Grüne und SPÖ befinden sich in einer Phase der Neuorientierung. Die Grünen, sagt Peter Steyrer, seien noch damit beschäftigt, ihren Hinterhof neu zu ordnen, um wieder nach außen kampffähig zu werden. Ähnliches gilt für die SPÖ. Die gibt sich gerade ein neues Programm und betreibt laut Georg Brockmeyer eine groß angelegte qualitative Grundlagenforschung, auf deren Basis ein Narrativ entwickelt werden soll. Auf die Ergebnisse wartet Lisa Mittendrein skeptisch: «Wenn man in parteinahe Kontexte kommt, dann erzählen einem plötzlich alle, ’die Partei braucht jetzt ein neues Narrativ, ein besseres Framing’. Die Probleme liegen aber doch viel tiefer. Es ist nicht klar, wofür diese Parteien stehen, wohin sie wollen, was es bringt, sie zu wählen. Da hilft das beste Framing nicht.»

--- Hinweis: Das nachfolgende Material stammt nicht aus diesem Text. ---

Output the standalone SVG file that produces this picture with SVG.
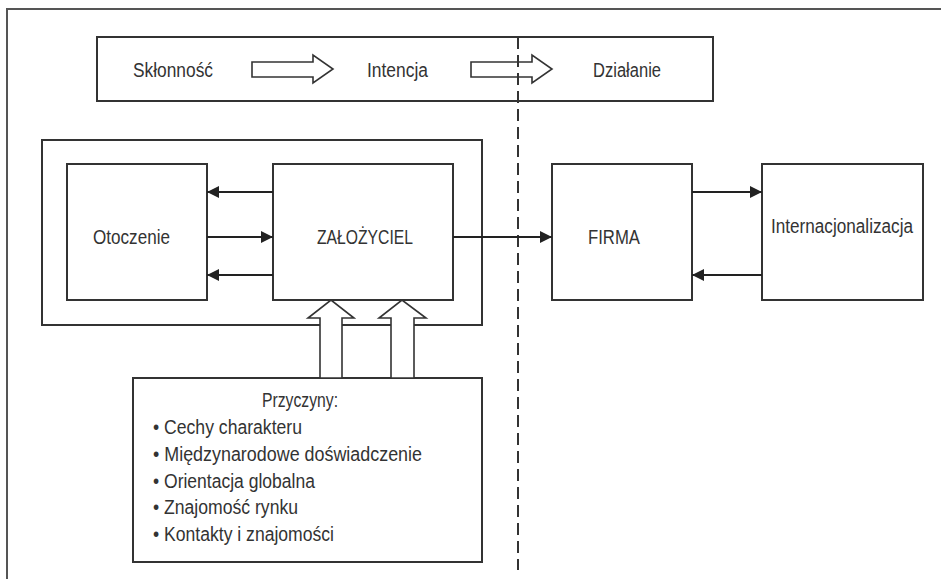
<svg xmlns="http://www.w3.org/2000/svg" width="941" height="579" viewBox="0 0 941 579">
<defs>
<style>
.box{fill:#fff;stroke:#333;stroke-width:2}
.frame{fill:none;stroke:#555;stroke-width:2}
.hollow{fill:#fff;stroke:#333;stroke-width:1.6;stroke-linejoin:miter}
.con{fill:none;stroke:#222;stroke-width:2}
.dash{fill:none;stroke:#333;stroke-width:2;stroke-dasharray:12 6}
text{font-family:"Liberation Sans Narrow","Liberation Sans",Arial,sans-serif;font-size:20px;fill:#333}
</style>
<marker id="ah" markerUnits="userSpaceOnUse" markerWidth="13" markerHeight="12" refX="12" refY="6" orient="auto">
<path d="M0,0 L12,6 L0,12 Z" fill="#222"/>
</marker>
</defs>
<rect width="941" height="579" fill="#fff"/>
<path class="frame" d="M7,579 V9 H941"/>

<g id="stages">
<rect class="box" x="97" y="37" width="616" height="64"/>
<text x="133" y="77" textLength="80" lengthAdjust="spacingAndGlyphs">Skłonność</text>
<text x="367" y="77" textLength="61" lengthAdjust="spacingAndGlyphs">Intencja</text>
<text x="593" y="77" textLength="68" lengthAdjust="spacingAndGlyphs">Działanie</text>
<path class="hollow" d="M252,62 H313 V55 L333,69 L313,83 V77 H252 Z"/>
<path class="hollow" d="M471,62 H532 V55 L552,69 L532,83 V77 H471 Z"/>
</g>

<g id="founder-context">
<rect class="box" x="42" y="140" width="440" height="185"/>
</g>

<g id="otoczenie">
<rect class="box" x="67" y="164" width="140" height="136"/>
<text x="93" y="244" textLength="77" lengthAdjust="spacingAndGlyphs">Otoczenie</text>
</g>

<g id="zalozyciel">
<rect class="box" x="273" y="164" width="180" height="136"/>
<text x="317" y="244" textLength="96" lengthAdjust="spacingAndGlyphs">ZAŁOŻYCIEL</text>
</g>

<g id="firma">
<rect class="box" x="552" y="164" width="140" height="136"/>
<text x="588" y="244" textLength="52" lengthAdjust="spacingAndGlyphs">FIRMA</text>
</g>

<g id="internacjonalizacja">
<rect class="box" x="762" y="164" width="161" height="136"/>
<text x="771" y="233" textLength="142" lengthAdjust="spacingAndGlyphs">Internacjonalizacja</text>
</g>

<g id="przyczyny">
<rect class="box" x="133" y="378" width="349" height="184"/>
<text x="262" y="407" textLength="76" lengthAdjust="spacingAndGlyphs">Przyczyny:</text>
<text x="153" y="434" textLength="149" lengthAdjust="spacingAndGlyphs">• Cechy charakteru</text>
<text x="153" y="461" textLength="269" lengthAdjust="spacingAndGlyphs">• Międzynarodowe doświadczenie</text>
<text x="153" y="488" textLength="162" lengthAdjust="spacingAndGlyphs">• Orientacja globalna</text>
<text x="153" y="514" textLength="145" lengthAdjust="spacingAndGlyphs">• Znajomość rynku</text>
<text x="153" y="541" textLength="181" lengthAdjust="spacingAndGlyphs">• Kontakty i znajomości</text>
</g>

<g id="connectors">
<path class="dash" d="M518,37 V570"/>
<line class="con" x1="273" y1="192" x2="207" y2="192" marker-end="url(#ah)"/>
<line class="con" x1="207" y1="237" x2="273" y2="237" marker-end="url(#ah)"/>
<line class="con" x1="273" y1="275" x2="207" y2="275" marker-end="url(#ah)"/>
<line class="con" x1="453" y1="237" x2="552" y2="237" marker-end="url(#ah)"/>
<line class="con" x1="692" y1="192" x2="762" y2="192" marker-end="url(#ah)"/>
<line class="con" x1="762" y1="275" x2="692" y2="275" marker-end="url(#ah)"/>
<path class="hollow" d="M320,378 V318 H308 L331,300 L354,318 H342 V378 Z"/>
<path class="hollow" d="M391,378 V318 H379 L402,300 L426,318 H414 V378 Z"/>
</g>
</svg>
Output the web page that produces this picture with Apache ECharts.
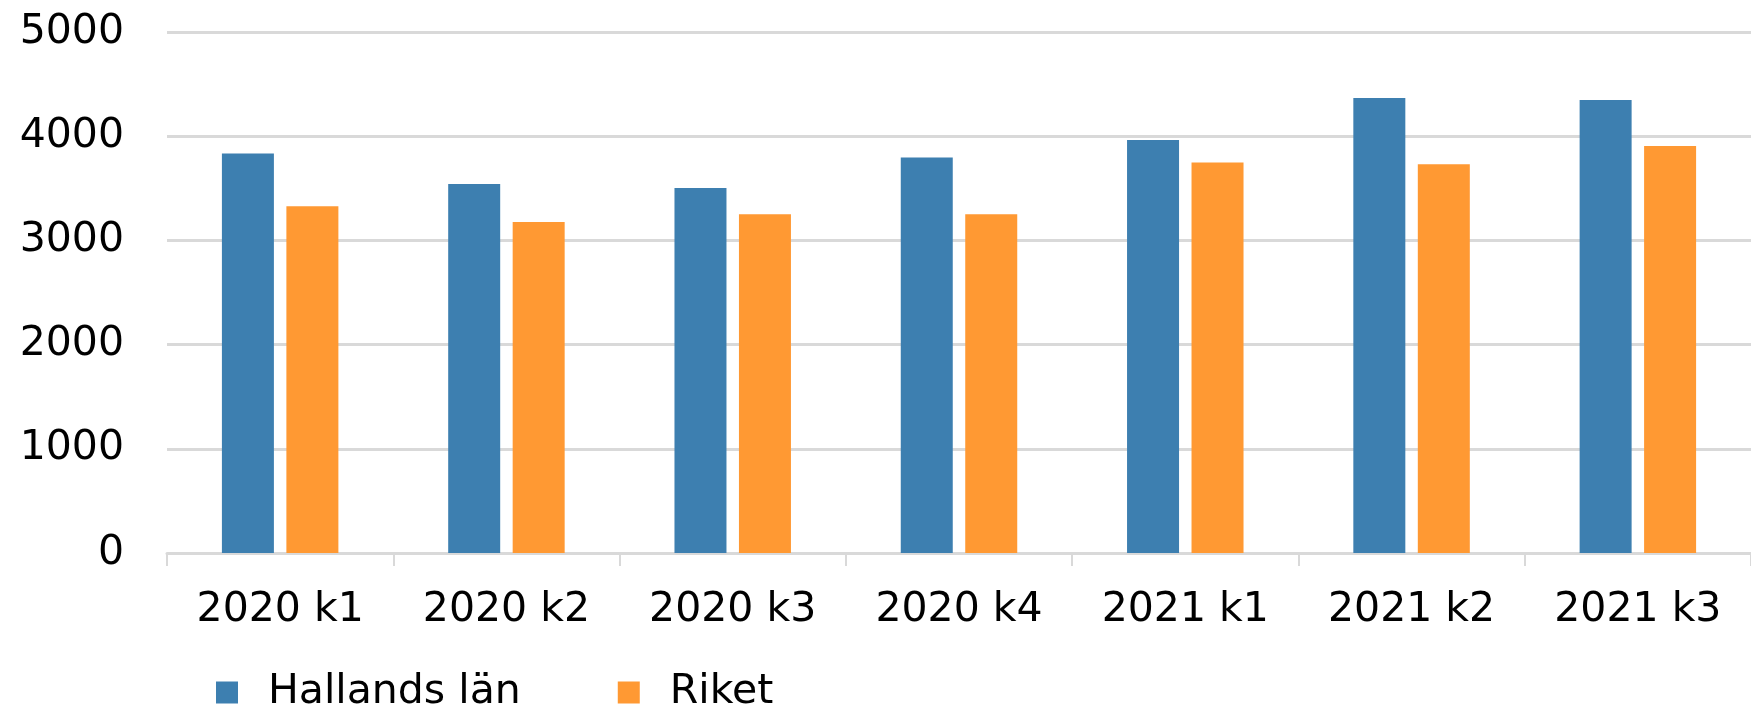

Mittendrein sieht gerade jetzt die große Chance, eine radikales Narrativ voller Zuversicht in die von düsteren Fantasien bestimmte Welt zu stellen: «Die Probleme, vor denen die Welt steht, sind so fundamental, dass die kleinen Antworten dem überhaupt nicht mehr gerecht werden. Indem wir an kleinen Schrauben drehen, werden wir die Herausforderungen der Klimakrise, von Krieg und Flucht, von Digitalisierung und autoritärer Politik nicht bewältigen. Ich halte es auch politisch und taktisch für falsch zu sagen: ’Na ja, eigentlich braucht es einen Systemwechsel, aber jetzt einmal fordert man nur das Kleine.’ Das funktioniert nicht mehr, weder real, weil es keinen ausreichenden Unterschied macht, noch diskursiv, weil einem das die Leute eh nicht mehr glauben.» Was auch immer man den rechten Erzählungen entgegenstellt, es sollte jedenfalls bald geschehen, denn eine Erkenntnis liegt unbestritten auf dem Tisch: Je länger man die Schlange anstarrt, desto gefährlicher wird sie.